Some experts believe that younger people, who grew up with the Internet, are the most vulnerable to being swayed by ideas received online because they believe they can 'Google' their way to solutions for most of life's problems.
Professor Jerrold Post, a former CIA profiler who directs the political psychology programme at George Washington University, says their failure to approach online information in a critical way is 'especially troubling' because it coincides with that period in their young lives when they want to rebel against authority.
Countering it
BANNING terrorist websites seems the most obvious way to tackle the threat of self-radicalisation, but new media experts doubt it will prove effective.
The Media Development Authority has drawn up a list of 100 sites, including pornographic and extremist sites, that it requires the three Internet service providers to block access to.
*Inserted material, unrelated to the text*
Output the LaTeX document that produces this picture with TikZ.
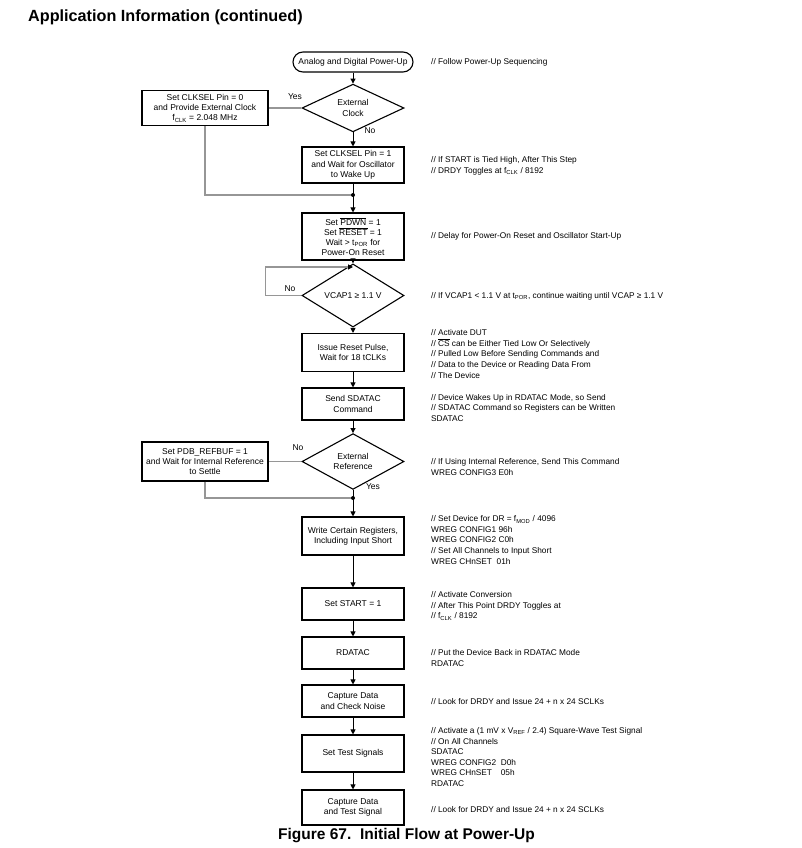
\documentclass[tikz,border=0pt]{standalone}
\usepackage{fontspec}
\setmainfont{Liberation Sans}
\usetikzlibrary{shapes.geometric,arrows.meta}
\definecolor{loopgray}{RGB}{150,150,150}
\newcommand{\sbs}[1]{\textsubscript{#1}}
\newcommand{\ovl}[1]{$\overline{\mbox{#1}}$}

\begin{document}
\begin{tikzpicture}[x=1pt,y=-1pt,>={Triangle[length=5pt,width=5pt]},
  box/.style={draw,line width=1.1pt,minimum width=102pt,inner sep=0pt,align=center,font=\fontsize{8.5}{10.3}\selectfont},
  sidebox/.style={box,minimum width=126pt},
  decide/.style={draw,shape=diamond,line width=1.1pt,minimum width=102pt,minimum height=36pt,inner sep=0pt,align=center,font=\fontsize{8.5}{10.3}\selectfont},
  note/.style={anchor=west,align=left,inner sep=0pt,font=\fontsize{8.3}{10.6}\selectfont},
  lab/.style={inner sep=0pt,font=\fontsize{8.5}{10}\selectfont},
  flow/.style={->,line width=0.9pt},
  back/.style={line width=1.1pt,draw=loopgray}]
\useasboundingbox (0,0) rectangle (802,848);
\node[anchor=base west,inner sep=0pt,font=\fontsize{16.2}{19}\bfseries] (title) at (28,22) {Application Information (continued)};

\node[box,rounded corners=10pt,minimum width=120pt,minimum height=20pt] (pwr) at (353,62) {Analog and Digital Power-Up};
\node[decide,minimum height=34pt] (xclk) at (353,108) {External\\Clock};
\node[sidebox,minimum height=35pt] (clk0) at (205,108) {Set CLKSEL Pin = 0\\and Provide External Clock\\f\sbs{CLK} = 2.048 MHz};
\node[box,minimum height=36pt] (clk1) at (353,165) {Set CLKSEL Pin = 1\\and Wait for Oscillator\\to Wake Up};
\coordinate (j1) at (353,195);
\node[box,minimum height=47pt,font=\fontsize{8.5}{9.8}\selectfont] (pdwn) at (353,236.5) {Set \ovl{PDWN} = 1\\Set \ovl{RESET} = 1\\Wait > t\sbs{POR} for\\Power-On Reset};
\coordinate (lp) at (353,267);
\node[decide,minimum height=37pt] (vcap) at (353,295.5) {VCAP1 ≥ 1.1 V};
\node[box,minimum height=38pt] (rst) at (353,352.5) {Issue Reset Pulse,\\Wait for 18 tCLKs};
\node[box,minimum height=32pt] (sdatac) at (353,404) {Send SDATAC\\Command};
\node[decide,minimum height=37pt] (xref) at (353,461.5) {External\\Reference};
\node[sidebox,minimum height=39pt] (refbuf) at (205,461.5) {Set PDB\_REFBUF = 1\\and Wait for Internal Reference\\to Settle};
\coordinate (j2) at (353,498);
\node[box,minimum height=38pt] (wreg) at (353,536) {Write Certain Registers,\\Including Input Short};
\node[box,minimum height=32pt] (start) at (353,604) {Set START = 1};
\node[box,minimum height=32pt] (rdatac) at (353,653) {RDATAC};
\node[box,minimum height=32pt] (noise) at (353,701) {Capture Data\\and Check Noise};
\node[box,minimum height=37pt] (tsig) at (353,753.5) {Set Test Signals};
\node[box,minimum height=35pt] (capt) at (353,807.5) {Capture Data\\and Test Signal};

\draw[flow] (pwr) -- (xclk);
\draw[flow] (xclk) -- (clk1);
\draw[back] (xclk.west) -- (clk0.east);
\draw[back] (clk0.south) |- (j1);
\draw[flow] (clk1) -- (pdwn);
\fill (j1) circle (2);
\draw[flow] (pdwn) -- (vcap);
\draw[back,-{Triangle[length=5pt,width=5pt,color=black]}] (vcap.west) -- ++(-36,0) |- (lp);
\draw[flow] (vcap) -- (rst);
\draw[flow] (rst) -- (sdatac);
\draw[flow] (sdatac) -- (xref);
\draw[back] (xref.west) -- (refbuf.east);
\draw[back] (refbuf.south) |- (j2);
\draw[flow] (xref) -- (wreg);
\fill (j2) circle (2);
\draw[flow] (wreg) -- (start);
\draw[flow] (start) -- (rdatac);
\draw[flow] (rdatac) -- (noise);
\draw[flow] (noise) -- (tsig);
\draw[flow] (tsig) -- (capt);

\node[lab] (yes1) at (295,97) {Yes};
\node[lab] (no1) at (370,131) {No};
\node[lab] (no2) at (290,289) {No};
\node[lab] (no3) at (298,448) {No};
\node[lab] (yes2) at (373,487) {Yes};

\node[note] (c1) at (431,62) {// Follow Power-Up Sequencing};
\node[note] (c2) at (431,166) {// If START is Tied High, After This Step\\// DRDY Toggles at f\sbs{CLK} / 8192};
\node[note] (c3) at (431,236) {// Delay for Power-On Reset and Oscillator Start-Up};
\node[note] (c4) at (431,296) {// If VCAP1 < 1.1 V at t\sbs{POR}, continue waiting until VCAP ≥ 1.1 V};
\node[note] (c5) at (431,354) {// Activate DUT\\// \ovl{CS} can be Either Tied Low Or Selectively\\// Pulled Low Before Sending Commands and\\// Data to the Device or Reading Data From\\// The Device};
\node[note] (c6) at (431,408) {// Device Wakes Up in RDATAC Mode, so Send\\// SDATAC Command so Registers can be Written\\SDATAC};
\node[note] (c7) at (431,467) {// If Using Internal Reference, Send This Command\\WREG CONFIG3 E0h};
\node[note] (c8) at (431,540) {// Set Device for DR = f\sbs{MOD} / 4096\\WREG CONFIG1 96h\\WREG CONFIG2 C0h\\// Set All Channels to Input Short\\WREG CHnSET\ \ 01h};
\node[note] (c9) at (431,606) {// Activate Conversion\\// After This Point DRDY Toggles at\\// f\sbs{CLK} / 8192};
\node[note] (c10) at (431,658) {// Put the Device Back in RDATAC Mode\\RDATAC};
\node[note] (c11) at (431,702) {// Look for DRDY and Issue 24 + n x 24 SCLKs};
\node[note] (c12) at (431,757) {// Activate a (1 mV x V\sbs{REF} / 2.4) Square-Wave Test Signal\\// On All Channels\\SDATAC\\WREG CONFIG2\ \ D0h\\\rlap{WREG CHnSET}\phantom{WREG CONFIG2\ \ }05h\\RDATAC};
\node[note] (c13) at (431,810) {// Look for DRDY and Issue 24 + n x 24 SCLKs};

\node[anchor=base west,inner sep=0pt,font=\fontsize{15.5}{18}\bfseries] (fig) at (278,839) {Figure 67.\ \ Initial Flow at Power-Up};
\end{tikzpicture}
\end{document}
NUS new media lecturer Lim Sun Sun says whatever filtering or blocking devices used 'will invariably be outpaced by the ferocious rate at which content is created' and innovations dreamed up to circumvent censorship.
Counter-terrorism groups are experimenting with other methods, including setting up counter-ideology sites and entering chatrooms to rebut radical ideas.
Beyond such external checks, the challenge before society today is how best to educate the young about the pros and cons of the Internet in a way that inoculates them against the new disease of self-radicalisation.
Work on such media literacy programmes is still in the early stages but has the potential to make a significant difference in the battle for hearts and minds.
Says Dr Park: 'It boils down to the person's predisposition. For those without a certain inclination, media literacy will provide them with the tools to protect themselves from accepting whatever is out there online.'
And the battle in winning over those already predisposed? It might be better tackled the old-fashioned way: intelligence from others around them to spot the tell-tale signs and counselling them before it is too late.